Eric Prae:  What would I do?  I would calmly email Facebook, explain what happened and then get a life, all while staying away from my ex.  What would Jenn do?  Hook up with all of her ex’s friends and then burn his apartment down.  Either technique seems appropriate.

Jenn B.:  Eric acts like he knows me so well- he left out that I would also hook up with their closest relative (within reasonable age limits).  Personally, I think your ex sounds like a tool, and you should feel lucky that you got rid of her!  Now that you’re single, do you want to hang out?  I can almost promise that I won’t eventually have to press charges on you, or cause you to lose your Facebook account… Want a shot at the title?

 

Question #5:  For the fifth and final question we give you: The Struggle Moment of the Week!  Thanks to Sarah from NY for the original idea.

This week’s Struggle Moment was emailed in by reader Amanda L!  Our first ever reader submission Struggle Moment of the week!  Send in yours!

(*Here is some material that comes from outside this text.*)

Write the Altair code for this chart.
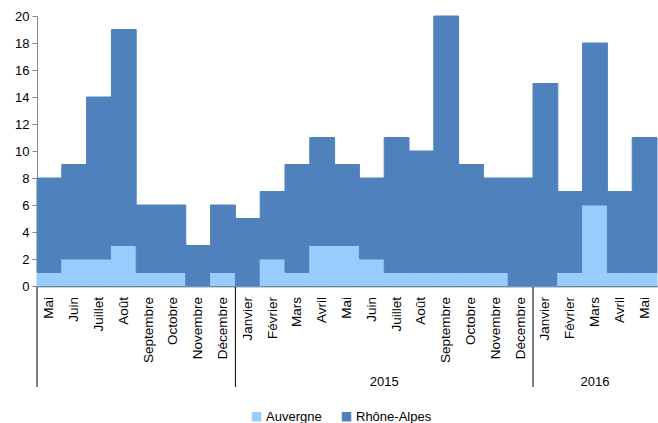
import altair as alt
import pandas as pd

months = ["Mai", "Juin", "Juillet", "Août", "Septembre", "Octobre", "Novembre", "Décembre",
          "Janvier", "Février", "Mars", "Avril", "Mai", "Juin", "Juillet", "Août",
          "Septembre", "Octobre", "Novembre", "Décembre",
          "Janvier", "Février", "Mars", "Avril", "Mai"]
years = [2014] * 8 + [2015] * 12 + [2016] * 5
totals = [8, 9, 14, 19, 6, 6, 3, 6,
          5, 7, 9, 11, 9, 8, 11, 10, 20, 9, 8, 8,
          15, 7, 18, 7, 11]
auvergne = [1, 2, 2, 3, 1, 1, 0, 1,
            0, 2, 1, 3, 3, 2, 1, 1, 1, 1, 1, 0,
            0, 1, 6, 1, 1]
rhone = [t - a for t, a in zip(totals, auvergne)]

series = ["Auvergne", "Rhône-Alpes"]
colors = ["#99CCFF", "#4F81BD"]

year_labels = ["2015", "2016"]
year_pos = [14, 22]          # index of the bar at/around the group centre
year_band = [0, 0.5]         # band position within that bar
separators = [0, 8, 20]      # first bar of each year group

rows = []
for i in range(len(months)):
    rows.append({"idx": i, "serie": "Auvergne", "v": auvergne[i], "o": 0})
    rows.append({"idx": i, "serie": "Rhône-Alpes", "v": rhone[i], "o": 1})
df = pd.DataFrame(rows)
mdf = pd.DataFrame({"idx": list(range(len(months))), "m": months})
sdf = pd.DataFrame({"idx": separators})

FONT = "Liberation Sans"
xscale = alt.Scale(paddingInner=0, paddingOuter=0)
cscale = alt.Scale(domain=series, range=colors)

bars = alt.Chart(df).mark_bar(clip=False, strokeWidth=1).encode(
    x=alt.X("idx:O", scale=xscale,
            axis=alt.Axis(labels=False, ticks=False, title=None, domainColor="#404040",
                          domainWidth=1.5)),
    y=alt.Y("v:Q", stack="zero",
            scale=alt.Scale(domain=[0, 20], nice=False),
            axis=alt.Axis(values=list(range(0, 21, 2)), title=None, grid=False,
                          domainColor="#868686", tickColor="#868686", tickSize=5,
                          labelFont=FONT, labelFontSize=13, labelColor="#000000",
                          labelPadding=3)),
    color=alt.Color("serie:N", scale=cscale,
                    legend=alt.Legend(orient="none", legendX=213, legendY=394,
                                      direction="horizontal", title=None,
                                      symbolType="square", symbolSize=90,
                                      symbolStrokeWidth=0,
                                      labelFont=FONT, labelFontSize=13,
                                      labelColor="#000000", labelOffset=3,
                                      columnPadding=18, padding=0)),
    stroke=alt.Stroke("serie:N", scale=cscale, legend=None),
    order=alt.Order("o:Q"),
)

mlabels = alt.Chart(mdf).mark_text(angle=270, align="right", baseline="middle",
                                   font=FONT, fontSize=13.5, color="#000000").encode(
    x=alt.X("idx:O", scale=xscale),
    y=alt.value(281),
    text="m:N",
)

seps = alt.Chart(sdf).mark_rule(color="#000000", strokeWidth=1).encode(
    x=alt.X("idx:O", scale=xscale, bandPosition=0),
    y=alt.value(271),
    y2=alt.value(371),
)

ylab1 = alt.Chart(pd.DataFrame({"idx": [year_pos[0]], "t": [year_labels[0]]})).mark_text(
    font=FONT, fontSize=13, color="#000000", baseline="middle").encode(
    x=alt.X("idx:O", scale=xscale, bandPosition=year_band[0]),
    y=alt.value(366),
    text="t:N",
)
ylab2 = alt.Chart(pd.DataFrame({"idx": [year_pos[1]], "t": [year_labels[1]]})).mark_text(
    font=FONT, fontSize=13, color="#000000", baseline="middle").encode(
    x=alt.X("idx:O", scale=xscale, bandPosition=year_band[1]),
    y=alt.value(366),
    text="t:N",
)

chart = alt.layer(bars, mlabels, seps, ylab1, ylab2).properties(
    width=620, height=270,
    autosize=alt.AutoSizeParams(type="none"),
    padding={"left": 37, "top": 16, "right": 1, "bottom": 137},
).configure_view(stroke=None)

chart.save("out.html", embed_options={"renderer": "svg", "actions": False})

Amanda L:  So yesterday I was perusing the Struggle Bus website at work catching up on some Craigslist Failures when my boss called me to go take care of something for her.  Of course, I jump right up and run off like a good little intern biotch to complete whatever mundane task she asked me to do.  As I'm walking back to my desk I notice I left The Struggle Bus screen up on my computer... SHIT SHIT SHIT... I'm panicking.  I finally make it to where I can read what's on the screen... 'Take A Few Pictures for Cash'... perfect! Everyone knows that interns are super poor, so that would why WOULDN'T I want fast cash.  THAT is how I struggle.  Thank you very much.

Jenn B: I grew up with this little gem, and she is one of my BFF’s little sisters… she is also the person who captured the ever so famous picture of me being destroyed by Edward 40 Hands in the “Jenn vs. Social Networking” article.  This may be revenge, Dooder J?!